Examiner's Review of the Invention under Chapter II

In Chapter II proceedings are called "International Preliminary Examination" during which an Examiner will review the prior art documents reported in the International Search Report and issue a Written Opinion regarding the patentability of the application. This opinion will be based not only on the prior art references mentioned in the search report, but will also consider whether the claims in the International Application meet other criteria for patentability, including such matters as the clarity of the claims. The owner of the patent application then has the opportunity to respond to this opinion and argue for the patentability of the claims as well as make amendments to the claims (assuming that the Examiner takes a negative view of at least some of the claims in the application). These arguments and any amendments made to the claims will be reviewed by the Examiner and may cause the Examiner to change their mind regarding the patentability of the claimed invention. Irrespective of whether the Examiner's initial opinion changes with the subsequent submissions, the Examiner will issue an International Preliminary Examination Report (IPER) setting forth the Examiner's position regarding the patentability of the claimed invention. Ultimately the IPER may be passed to the countries designated in the International Application in order to assist the examiners at the various national patent offices in reviewing the eventual National Stage applications. This should expedite the review of the applications in those countries and give the applicant a higher degree of confidence as to what will be the outcome of the national examination process. Thus, there is a possible cost savings for the applicant in that an initial examination of the application under a single authority occurs which examination can be used in the Designated Countries hopefully to convince the examiners in those countries to allow the applications to mature into patents with no or little additional amendment of the applications. In some instances, if appropriate arguments and amendments are made during Chapter II, this can result in the applications being granted as patents with a minimum of additional interplay with the examiners before the Designated Offices. Thus, the PCT may not only offer a welcome delay in deciding where (and whether) to file patent applications, but may ultimately save one money in securing foreign patents.

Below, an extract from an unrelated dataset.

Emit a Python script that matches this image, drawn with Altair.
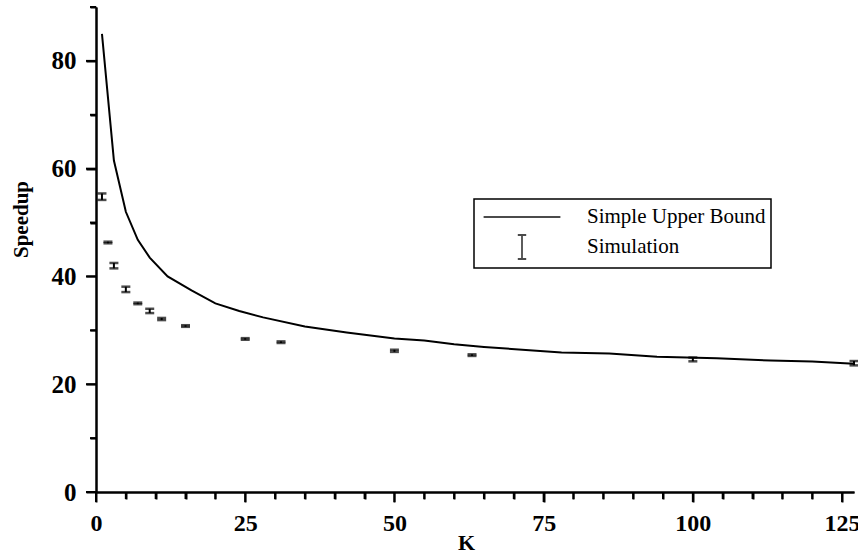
import altair as alt
import pandas as pd

# Simple Upper Bound curve
bound_k = [1, 3, 5, 7, 9, 12, 16, 20, 24, 28, 35, 42, 50, 55, 60, 65, 78, 86, 94, 104, 113, 120, 127]
bound_speedup = [85.0, 61.5, 52.0, 46.8, 43.5, 40.0, 37.4, 35.0, 33.6, 32.4, 30.7, 29.6, 28.5,
                 28.1, 27.4, 26.9, 25.9, 25.7, 25.1, 24.8, 24.4, 24.2, 23.8]

# Simulation results (mean and half-width of error bar)
sim_k = [1, 2, 3, 5, 7, 9, 11, 15, 25, 31, 50, 63, 100, 127]
sim_speedup = [54.8, 46.3, 42.0, 37.6, 35.0, 33.6, 32.1, 30.8, 28.4, 27.8, 26.2, 25.4, 24.6, 23.9]
sim_err = [0.6, 0.15, 0.5, 0.5, 0.15, 0.4, 0.2, 0.15, 0.15, 0.15, 0.2, 0.15, 0.35, 0.4]

series_names = ["Simple Upper Bound", "Simulation"]

x_major = [0, 25, 50, 75, 100, 125]
x_minor = [v for v in range(0, 128, 5) if v % 25 != 0]
y_major = [0, 20, 40, 60, 80]
y_minor = [10, 30, 50, 70, 90]

FONT = "Liberation Serif"

bound_df = pd.DataFrame({"k": bound_k, "s": bound_speedup})
sim_df = pd.DataFrame({"k": sim_k, "s": sim_speedup, "e": sim_err})
sim_df["lo"] = sim_df["s"] - sim_df["e"]
sim_df["hi"] = sim_df["s"] + sim_df["e"]
legend_df = pd.DataFrame({"series": series_names, "k": [0, 0], "s": [0, 0]})

xscale = alt.Scale(domain=[0, 127], nice=False, zero=False)
yscale = alt.Scale(domain=[0, 90], nice=False)

common = dict(domainColor="black", domainWidth=2, grid=False)

x_axis_major = alt.Axis(
    orient="bottom", values=x_major, tickSize=10, tickWidth=2, tickColor="black", **common,
    labelFont=FONT, labelFontWeight="bold", labelFontSize=24, labelColor="black",
    labelPadding=9, labelFlush=False,
    title="K", titleFont=FONT, titleFontWeight="bold", titleFontSize=22, titleColor="black",
    titleX=370, titleY=50, titleBaseline="middle", titleAlign="center",
)
y_axis_major = alt.Axis(
    orient="left", values=y_major, tickSize=10, tickWidth=2, tickColor="black", **common,
    labelFont=FONT, labelFontWeight="bold", labelFontSize=25, labelColor="black",
    labelPadding=10, labelFlush=False,
    title="Speedup", titleFont=FONT, titleFontWeight="bold", titleFontSize=21, titleColor="black",
    titleX=-75, titleY=212, titleAngle=-90, titleBaseline="middle", titleAlign="center",
)
x_axis_minor = alt.Axis(orient="bottom", values=x_minor, tickSize=7, tickWidth=2, tickColor="black",
                        labels=False, title=None, **common)
y_axis_minor = alt.Axis(orient="left", values=y_minor, tickSize=6, tickWidth=2, tickColor="black",
                        labels=False, title=None, **common)

line = alt.Chart(bound_df).mark_line(color="black", strokeWidth=2).encode(
    x=alt.X("k:Q", scale=xscale, axis=x_axis_major),
    y=alt.Y("s:Q", scale=yscale, axis=y_axis_major),
)

rule = alt.Chart(sim_df).mark_rule(color="black", strokeWidth=2).encode(
    x=alt.X("k:Q", scale=xscale, axis=x_axis_minor),
    y=alt.Y("lo:Q", scale=yscale, axis=y_axis_minor),
    y2="hi:Q",
)
cap_lo = alt.Chart(sim_df).mark_tick(color="black", thickness=2.5, size=9, orient="horizontal").encode(
    x=alt.X("k:Q", scale=xscale, axis=None), y=alt.Y("lo:Q", scale=yscale, axis=None)
)
cap_hi = alt.Chart(sim_df).mark_tick(color="black", thickness=2.5, size=9, orient="horizontal").encode(
    x=alt.X("k:Q", scale=xscale, axis=None), y=alt.Y("hi:Q", scale=yscale, axis=None)
)

# Axis tick marks drawn from the tick value lists (scale-positioned, outward from the axes)
PLOT_H = 485
xt_major = alt.Chart(pd.DataFrame({"v": x_major})).mark_rule(color="black", strokeWidth=2).encode(
    x=alt.X("v:Q", scale=xscale, axis=None), y=alt.value(PLOT_H), y2=alt.value(PLOT_H + 10)
)
xt_minor = alt.Chart(pd.DataFrame({"v": x_minor})).mark_rule(color="black", strokeWidth=2).encode(
    x=alt.X("v:Q", scale=xscale, axis=None), y=alt.value(PLOT_H), y2=alt.value(PLOT_H + 7)
)
yt_major = alt.Chart(pd.DataFrame({"v": y_major})).mark_rule(color="black", strokeWidth=2).encode(
    y=alt.Y("v:Q", scale=yscale, axis=None), x=alt.value(0), x2=alt.value(-10)
)
yt_minor = alt.Chart(pd.DataFrame({"v": y_minor})).mark_rule(color="black", strokeWidth=2).encode(
    y=alt.Y("v:Q", scale=yscale, axis=None), x=alt.value(0), x2=alt.value(-6)
)

LINE_PATH = "M-3.2,0H3.2"
I_PATH = "M-0.35,-1H0.35M0,-1V1M-0.35,1H0.35"

legend_props = dict(
    title=None, orient="none", legendX=378, legendY=192,
    strokeColor="black", padding=5,
    symbolOffset=30, labelOffset=52, rowPadding=4,
    symbolStrokeWidth=1.8, symbolStrokeColor="black", symbolFillColor="transparent",
    labelFont=FONT, labelFontSize=21, labelColor="black", labelLimit=400,
    symbolSize=576,
)

legend_layer = alt.Chart(legend_df).mark_point(filled=False, size=576, strokeWidth=2).encode(
    x=alt.X("k:Q", scale=xscale, axis=None),
    y=alt.Y("s:Q", scale=yscale, axis=None),
    shape=alt.Shape("series:N", scale=alt.Scale(domain=series_names, range=[LINE_PATH, I_PATH]),
                    legend=alt.Legend(**legend_props)),
    color=alt.Color("series:N", scale=alt.Scale(domain=series_names, range=["black", "black"]),
                    legend=alt.Legend(**legend_props)),
).transform_filter("datum.k < 0")

chart = alt.layer(
    line, rule, cap_lo, cap_hi, xt_major, xt_minor, yt_major, yt_minor, legend_layer
).resolve_axis(
    x="independent", y="independent"
).properties(
    width=758, height=PLOT_H,
    background="white",
    padding={"left": 96, "top": 7, "right": 4, "bottom": 62},
    autosize=alt.AutoSizeParams(type="none"),
).configure_view(strokeOpacity=0).configure_legend(strokeWidth=1.5)

chart.save("out.html", embed_options={"renderer": "svg", "actions": False})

Other International Agreements

The foregoing has introduced the reader to two international vehicles available to enable one to delay certain foreign filings. There are other international treaties and bilateral agreements which a practitioner will consider when counselling a client regarding protecting Intellectual Property rights in foreign countries. Some of these include the Eurasian Patent Convention, the European Patent Convention, the OAPI (whose member countries are a number of African nations), the Pan-American Treaty, ARIPO (whose member countries comprise a different group of African nations) and certain bilateral agreements.

Those interested in biotechnology will also be interested in the Budapest Treaty on Deposit of Microorganisms. Many countries require that microorganisms, which are the subject of patent applications, be deposited at a national depository. This treaty permits the deposit of the microorganism to be done instead at one of a group of International Depositary Authorities.